Police officers visiting school for ‘respecting peers’ talk broke up playground fight

December 19, 2012 | by | 0 Comments

Police officers visiting a school to talk to children about “respecting your peers” broke up a playground fight between two pupils – using pepper spray.

The two PCs were lecturing youngsters at Danetre and Southbrook Learning Village, in Daventry, Northants., on December 3 when a scuffle broke out at lunchtime between two 15-year-old boys.

One officer then sprayed the painful anti-riot device in the lads’ faces- even though no punches were thrown.

Southbrook Learning Village in Daventry, where 'heavy-handed' police officers visiting to talk about 'respecting your peers' broke up a playground fight using pepper spray

Southbrook Learning Village in Daventry, where ‘heavy-handed’ police officers visiting to talk about ‘respecting your peers’ broke up a playground fight using pepper spray

Police defended claims the tactic was too heavy-handed saying it was the most appropriate means to break up the fight between the two 15-year-old boys.

They said the pepper spray was used because physically separating the boys could have “dislocated their shoulders or broken their arms.”

Sgt Sam Dodds, from Northamptonshire police said: “The school invited us in for a week to talk to the students about their role in the school among their peers and in the wider community.

“It also gave us a good chance to try and break down some of the barriers.

“While we were in the school on the Monday a scuffle broke out.

“The two students involved were being kept apart, but it was clear they were not calming down.
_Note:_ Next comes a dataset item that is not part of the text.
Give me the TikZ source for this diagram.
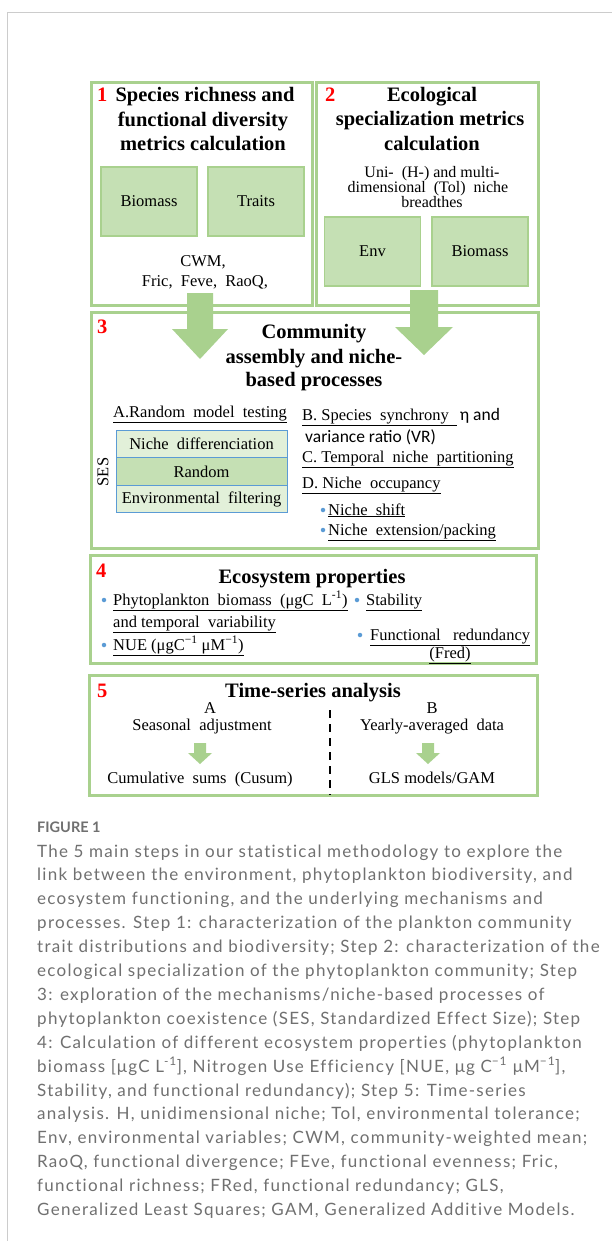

“Teachers only have the same powers as the general public have in these circumstance and there was a worry the children or others might be injured, so we deployed parva [pepper] spray.”

A spokesperson for Northamptonshire Police added: “It was deemed the most appropriate means to split up the two boys.

“Physically pulling away 15-year-old’s in they situation could cause injuries to the children – such as dislocated shoulders and broken arms.

“The effects of the spray wear off quickly and there is no lasting damage.”

However, parents of children at the academy school, which caters for pupils aged 3-19, yesterday gave a mixed reaction to the police officers’ actions.

A mum-of-two, who did not wish to be named, said: “I thought pepper spray was only used in extreme circumstances – not on young teenagers.

“It was a heavy-handed tactic and a bit over the top I believe.”

Another parent added: “It’ll teach them a good lesson. They won’t do it again in a hurry will they?”

Headteacher David Howell said: “It’s not a situation we’d normally call the police in, but given they were here it seemed sensible.

“The good thing was that in the end no one was injured and no punches where thrown.”